E se la nave è la metafora della vita, del viaggio, dell’allontanarsi, del cercare nuovi orizzonti, allora le storie come questa sono le ancore che ci impediscono di perderci. Sono le mappe che ci riportano a casa. Non importa quanto lontani siamo andati: c’è sempre un ricordo, un nome, un’estate lontana che ci guida indietro, verso ciò che siamo stati, verso chi ci ha amato, verso quel “noi” che credevamo dimenticato.
La storia che avete letto, non è solo un racconto nato dalla mia fantasia, scrive Maritati nell’ultima pagina. Ma è il ricordo di qualcosa che è realmente accaduto. E in queste parole c’è tutta la verità che rende questo libro speciale: è una testimonianza, una confessione, un atto d’amore. Non si può leggere senza sentirsi coinvolti, senza provare un nodo in gola, senza desiderare di scrivere — anche noi — la nostra storia perduta.
Perché alla fine, tutti abbiamo avuto una Cristina. Tutti abbiamo avuto un porto da cui siamo partiti. Tutti abbiamo avuto una nonna che ci ha insegnato a guardare il mare come si guarda la vita: con stupore, con timore, ma anche con infinita speranza.
Dove vanno le navi? non è solo un libro da leggere. È un libro da vivere, da sentire, da portare con sé. È il canto sommesso della memoria, il sussurro di un amore che ha attraversato il tempo, la celebrazione di tutto ciò che, pur svanendo, continua a esistere dentro di noi.

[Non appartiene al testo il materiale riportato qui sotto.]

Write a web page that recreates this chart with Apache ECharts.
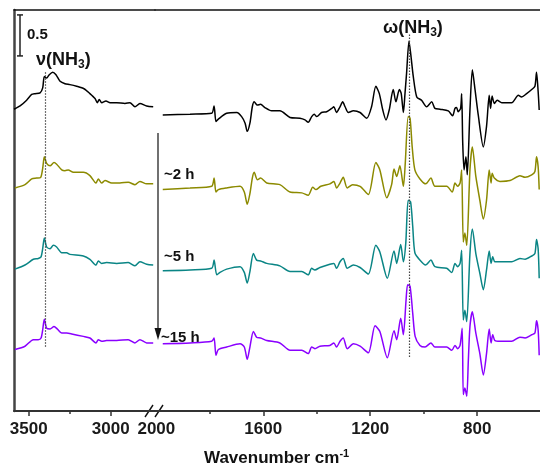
<!DOCTYPE html>
<html>
<head>
<meta charset="utf-8">
<script src="https://cdn.jsdelivr.net/npm/echarts@6/dist/echarts.min.js"></script>
<style>
html,body{margin:0;padding:0;background:#fff}
#chart{width:540px;height:468px}
</style>
</head>
<body>
<div id="chart"></div>
<script>
// IR difference spectra (absorbance vs wavenumber), stacked by adsorption time.
// Two axis segments: N-H stretch region and 2000 cm-1 downwards.

const traceNames = ['0 h', '~2 h', '~5 h', '~15 h'];
const traceColors = ['#000000', '#8c8a00', '#0a8585', '#8a00ff'];

const leftLabelTicks = [3500, 3000];
const leftMinorTicks = [3250];
const rightLabelTicks = [2000, 1600, 1200, 800];
const rightMajorTicks = [1600, 1200, 800];
const rightMinorTicks = [1800, 1400, 1000];

// N-H stretching region (cm-1, absorbance)
const stretch0h = [[3590,3.68],[3553,3.72],[3513,3.79],[3482,3.86],[3462,3.87],[3431,3.88],[3415,3.94],[3405,4.08],[3391,4.06],[3375,4.10],[3354,4.13],[3334,4.10],[3309,4.02],[3279,3.99],[3249,3.98],[3208,3.96],[3163,3.93],[3127,3.87],[3096,3.81],[3082,3.76],[3070,3.80],[3055,3.76],[3029,3.78],[3004,3.76],[2964,3.76],[2913,3.75],[2883,3.76],[2852,3.71],[2822,3.75],[2781,3.72],[2741,3.71]];
const stretch2h = [[3584,2.72],[3523,2.76],[3482,2.83],[3452,2.84],[3427,2.85],[3415,2.96],[3405,3.10],[3391,3.02],[3370,2.99],[3346,3.03],[3330,3.01],[3299,2.94],[3279,2.93],[3259,2.94],[3228,2.91],[3167,2.91],[3127,2.87],[3090,2.78],[3076,2.83],[3055,2.78],[3035,2.81],[2994,2.78],[2944,2.78],[2893,2.79],[2852,2.76],[2822,2.80],[2781,2.77],[2741,2.77]];
const stretch5h = [[3584,1.73],[3523,1.78],[3472,1.85],[3442,1.86],[3425,1.88],[3415,1.98],[3405,2.11],[3391,2.00],[3370,1.98],[3350,2.02],[3330,2.00],[3299,1.93],[3269,1.93],[3249,1.91],[3167,1.89],[3127,1.85],[3090,1.78],[3076,1.83],[3055,1.80],[3025,1.81],[2964,1.80],[2893,1.81],[2852,1.77],[2822,1.82],[2781,1.79],[2741,1.78]];
const stretch15h = [[3584,0.75],[3523,0.79],[3472,0.87],[3442,0.87],[3425,0.89],[3415,0.99],[3405,1.12],[3391,1.01],[3370,1.00],[3346,1.03],[3326,1.00],[3299,0.95],[3269,0.95],[3238,0.94],[3167,0.91],[3127,0.89],[3090,0.83],[3076,0.87],[3055,0.85],[3025,0.86],[2964,0.86],[2893,0.87],[2852,0.83],[2822,0.87],[2781,0.83],[2741,0.83]];

// Fingerprint region (cm-1, absorbance)
const finger0h = [[1976,3.61],[1874,3.62],[1793,3.63],[1784,3.72],[1777,3.53],[1768,3.56],[1737,3.63],[1699,3.64],[1681,3.59],[1668,3.51],[1660,3.41],[1650,3.51],[1641,3.71],[1634,3.77],[1622,3.73],[1610,3.74],[1594,3.70],[1569,3.66],[1538,3.66],[1500,3.58],[1463,3.57],[1444,3.55],[1432,3.52],[1419,3.59],[1410,3.62],[1400,3.59],[1382,3.64],[1363,3.65],[1344,3.69],[1336,3.71],[1326,3.64],[1313,3.71],[1303,3.77],[1294,3.71],[1282,3.64],[1263,3.66],[1238,3.64],[1213,3.57],[1195,3.71],[1179,3.96],[1166,3.87],[1153,3.67],[1141,3.55],[1129,3.67],[1114,3.92],[1104,3.77],[1091,3.92],[1084,3.87],[1076,3.64],[1070,3.87],[1064,4.12],[1055,4.51],[1048,4.34],[1039,4.08],[1026,3.83],[1008,3.79],[989,3.71],[970,3.77],[958,3.69],[939,3.68],[908,3.66],[892,3.60],[883,3.69],[877,3.70],[871,3.65],[862,3.69],[858,3.87],[854,3.27],[849,2.94],[842,3.10],[837,2.88],[827,3.67],[818,4.16],[808,3.92],[796,3.61],[777,3.22],[765,3.47],[755,3.85],[750,3.69],[744,3.84],[736,3.75],[725,3.79],[708,3.76],[671,3.76],[646,3.85],[634,3.83],[615,3.87],[596,3.92],[584,3.96],[578,4.13],[572,3.90],[568,3.67]];
const finger2h = [[1976,2.70],[1874,2.72],[1793,2.74],[1784,2.84],[1777,2.67],[1768,2.70],[1737,2.72],[1687,2.74],[1671,2.67],[1660,2.52],[1650,2.65],[1641,2.84],[1634,2.91],[1622,2.82],[1610,2.84],[1587,2.78],[1538,2.76],[1500,2.67],[1456,2.66],[1432,2.63],[1415,2.73],[1403,2.70],[1385,2.74],[1351,2.77],[1336,2.80],[1326,2.72],[1313,2.78],[1301,2.85],[1286,2.72],[1266,2.76],[1238,2.74],[1207,2.64],[1179,3.03],[1164,2.94],[1138,2.60],[1120,2.76],[1111,2.95],[1101,2.86],[1089,2.99],[1076,2.74],[1069,3.02],[1058,3.59],[1051,3.57],[1043,3.22],[1033,2.94],[1014,2.83],[992,2.77],[973,2.84],[958,2.74],[914,2.74],[893,2.67],[883,2.78],[873,2.74],[864,2.78],[858,2.94],[852,2.06],[846,2.17],[839,2.02],[827,2.94],[818,3.22],[805,2.86],[790,2.57],[777,2.34],[765,2.57],[755,2.94],[748,2.78],[744,2.90],[736,2.84],[715,2.80],[677,2.81],[640,2.87],[621,2.85],[596,2.88],[584,2.92],[578,3.10],[572,2.98],[568,2.70]];
const finger5h = [[1976,1.71],[1874,1.72],[1793,1.74],[1784,1.84],[1774,1.66],[1762,1.69],[1737,1.73],[1687,1.76],[1671,1.69],[1660,1.56],[1650,1.70],[1637,1.92],[1625,1.84],[1610,1.83],[1587,1.80],[1538,1.77],[1500,1.70],[1456,1.70],[1432,1.66],[1419,1.74],[1407,1.72],[1388,1.75],[1351,1.79],[1336,1.80],[1326,1.74],[1313,1.82],[1301,1.86],[1286,1.74],[1263,1.78],[1238,1.75],[1207,1.67],[1179,2.02],[1164,1.94],[1136,1.62],[1111,1.95],[1101,1.80],[1086,2.03],[1076,1.82],[1067,2.05],[1058,2.57],[1049,2.55],[1041,2.25],[1033,1.93],[1014,1.84],[993,1.78],[973,1.84],[958,1.76],[914,1.74],[895,1.69],[883,1.80],[873,1.76],[864,1.80],[858,1.96],[852,1.11],[846,1.23],[839,1.09],[827,1.92],[818,2.22],[805,1.92],[790,1.68],[777,1.48],[765,1.72],[755,1.95],[748,1.80],[742,1.88],[734,1.82],[715,1.82],[671,1.82],[640,1.86],[621,1.85],[596,1.89],[584,1.92],[578,2.09],[572,1.98],[568,1.62]];
const finger15h = [[1976,0.82],[1874,0.83],[1793,0.85],[1784,0.89],[1777,0.68],[1768,0.75],[1737,0.78],[1687,0.82],[1671,0.78],[1660,0.63],[1650,0.78],[1637,0.97],[1625,0.90],[1610,0.89],[1587,0.86],[1538,0.83],[1500,0.74],[1456,0.74],[1432,0.70],[1419,0.78],[1407,0.76],[1388,0.79],[1351,0.80],[1336,0.83],[1326,0.78],[1313,0.85],[1301,0.89],[1286,0.76],[1263,0.82],[1238,0.79],[1207,0.71],[1182,1.04],[1164,0.97],[1136,0.65],[1111,0.98],[1101,0.87],[1086,1.13],[1076,0.93],[1066,1.35],[1060,1.54],[1051,1.52],[1041,1.19],[1032,0.91],[1014,0.80],[995,0.78],[973,0.83],[958,0.78],[914,0.78],[895,0.74],[883,0.80],[873,0.76],[864,0.80],[856,1.01],[852,0.20],[846,0.28],[839,0.18],[833,0.62],[827,1.03],[818,1.21],[805,0.95],[790,0.70],[777,0.44],[765,0.70],[755,1.00],[748,0.83],[742,0.93],[734,0.86],[715,0.85],[671,0.85],[640,0.90],[621,0.89],[596,0.93],[584,0.95],[578,1.10],[572,0.99],[568,0.68]];

// Band assignment guides: [wavenumber, absorbance from, absorbance to]
const nuGuide = [3401, 4.13, 0.77];
const omegaGuide = [1055, 4.59, 0.66];

const stretchSets = [stretch0h, stretch2h, stretch5h, stretch15h];
const fingerSets = [finger0h, finger2h, finger5h, finger15h];

const yMin = 0, yMax = 4.89;
const axisColor = '#333';
const font = '"Liberation Sans", Arial, sans-serif';

const chart = echarts.init(document.getElementById('chart'), null, {renderer: 'canvas'});

const plainNumber = function (v) { return String(v); };

function bottomAxis(grid, min, max, labels, ticks) {
  return {
    type: 'value', gridIndex: grid, position: 'bottom', inverse: true, min: min, max: max,
    axisLine: {show: true, lineStyle: {color: axisColor, width: 2}},
    axisTick: {show: true, customValues: ticks, length: 5, lineStyle: {color: axisColor, width: 1.5}},
    axisLabel: {show: true, customValues: labels, formatter: plainNumber, margin: 10, fontSize: 17,
                fontWeight: 'bold', color: '#1a1a1a', fontFamily: font},
    splitLine: {show: false}
  };
}
function minorAxis(grid, min, max, ticks) {
  return {
    type: 'value', gridIndex: grid, position: 'bottom', inverse: true, min: min, max: max,
    axisLine: {show: false},
    axisTick: {show: true, customValues: ticks, length: 3, lineStyle: {color: axisColor, width: 1.5}},
    axisLabel: {show: false}, splitLine: {show: false}
  };
}
function topAxis(grid, min, max) {
  return {
    type: 'value', gridIndex: grid, position: 'top', inverse: true, min: min, max: max,
    axisLine: {show: true, lineStyle: {color: '#111', width: 1.5}},
    axisTick: {show: false}, axisLabel: {show: false}, splitLine: {show: false}
  };
}
function guideLine(g) {
  return {
    silent: true, symbol: 'none', label: {show: false},
    lineStyle: {color: '#444', type: [1.5, 1.5], width: 1.2},
    data: [[{coord: [g[0], g[1]]}, {coord: [g[0], g[2]]}]]
  };
}

const series = [];
stretchSets.forEach(function (d, i) {
  series.push({
    name: traceNames[i], type: 'line', xAxisIndex: 0, yAxisIndex: 0, data: d,
    showSymbol: false, smooth: 0.25, lineStyle: {color: traceColors[i], width: 1.5},
    markLine: i === 0 ? guideLine(nuGuide) : undefined
  });
});
fingerSets.forEach(function (d, i) {
  series.push({
    name: traceNames[i], type: 'line', xAxisIndex: 3, yAxisIndex: 1, data: d,
    showSymbol: false, smooth: 0.25, lineStyle: {color: traceColors[i], width: 1.5},
    markLine: i === 0 ? guideLine(omegaGuide) : undefined
  });
});

chart.setOption({
  animation: false,
  backgroundColor: '#fff',
  grid: [
    {left: 14, top: 10, width: 141, height: 401},
    {left: 155, top: 10, width: 385, height: 401}
  ],
  xAxis: [
    bottomAxis(0, 2730, 3590, leftLabelTicks, leftLabelTicks),
    minorAxis(0, 2730, 3590, leftMinorTicks),
    topAxis(0, 2730, 3590),
    bottomAxis(1, 565, 2005, rightLabelTicks, rightMajorTicks),
    minorAxis(1, 565, 2005, rightMinorTicks),
    topAxis(1, 565, 2005)
  ],
  yAxis: [
    {type: 'value', gridIndex: 0, min: yMin, max: yMax,
     axisLine: {show: true, lineStyle: {color: '#444', width: 2.5}},
     axisTick: {show: false}, axisLabel: {show: false}, splitLine: {show: false}},
    {type: 'value', gridIndex: 1, min: yMin, max: yMax,
     axisLine: {show: false}, axisTick: {show: false}, axisLabel: {show: false}, splitLine: {show: false}}
  ],
  series: series
});

// Annotations: scale bar, band labels, time arrow, axis break, axis title
const barTop = chart.convertToPixel({gridIndex: 0}, [3550, 4.83]);
const barBot = chart.convertToPixel({gridIndex: 0}, [3550, 4.33]);
const bx = 20;
const boldText = function (x, y, text, size, align) {
  return {type: 'text', x: x, y: y, style: {text: text, fill: '#111', font: 'bold ' + size + 'px ' + font,
          textAlign: align || 'left', textVerticalAlign: 'middle'}};
};
// label with a lowered/raised small part, e.g. NH3 subscript
const scriptText = function (x, y, main, small, tail, size, smallSize, shift) {
  return {
    type: 'text', x: x, y: y,
    style: {
      text: '{m|' + main + '}{s|' + small + '}' + (tail ? '{m|' + tail + '}' : ''),
      textAlign: 'left', textVerticalAlign: 'middle',
      rich: {
        m: {fontFamily: font, fontWeight: 'bold', fontSize: size, fill: '#111', lineHeight: size + 2, verticalAlign: 'middle'},
        s: {fontFamily: font, fontWeight: 'bold', fontSize: smallSize, fill: '#111', lineHeight: smallSize,
            padding: shift > 0 ? [shift, 0, 0, 0] : [0, 0, -shift, 0], verticalAlign: 'middle'}
      }
    }
  };
};
chart.setOption({
  graphic: [
    {type: 'line', shape: {x1: bx, y1: barTop[1], x2: bx, y2: barBot[1]}, style: {stroke: '#222', lineWidth: 1.5}},
    {type: 'line', shape: {x1: bx - 3, y1: barTop[1], x2: bx + 3, y2: barTop[1]}, style: {stroke: '#222', lineWidth: 1.5}},
    {type: 'line', shape: {x1: bx - 3, y1: barBot[1], x2: bx + 3, y2: barBot[1]}, style: {stroke: '#222', lineWidth: 1.5}},
    boldText(27, 35, '0.5', 15),
    scriptText(36, 60, 'ν(NH', '3', ')', 18, 12, 9),
    scriptText(383, 28, 'ω(NH', '3', ')', 18, 12, 9),
    {type: 'line', shape: {x1: 158, y1: 133, x2: 158, y2: 336}, style: {stroke: '#111', lineWidth: 1.2}},
    {type: 'polygon', shape: {points: [[154.5, 328], [161.5, 328], [158, 340]]}, style: {fill: '#111'}},
    boldText(164, 175, '~2 h', 15),
    boldText(164, 257, '~5 h', 15),
    boldText(161, 338, '~15 h', 15),
    {type: 'rect', shape: {x: 150, y: 408, width: 7, height: 6}, style: {fill: '#fff'}},
    {type: 'line', shape: {x1: 145, y1: 417, x2: 153, y2: 405}, style: {stroke: '#111', lineWidth: 1.4}},
    {type: 'line', shape: {x1: 155, y1: 417, x2: 163, y2: 405}, style: {stroke: '#111', lineWidth: 1.4}},
    scriptText(204, 458, 'Wavenumber cm', '-1', '', 17, 11, -9)
  ]
});
</script>
</body>
</html>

Un’opera commovente, dolce, autentica. Uno specchio in cui riflettersi, un mare in cui perdersi, una nave su cui salire per cercare, ancora una volta, ciò che abbiamo lasciato indietro.
E alla fine, forse, capiremo davvero dove vanno le navi. Forse vanno là dove il cuore le richiama. Là dove l’amore non ha bisogno di parole. Là dove i ricordi diventano eternità.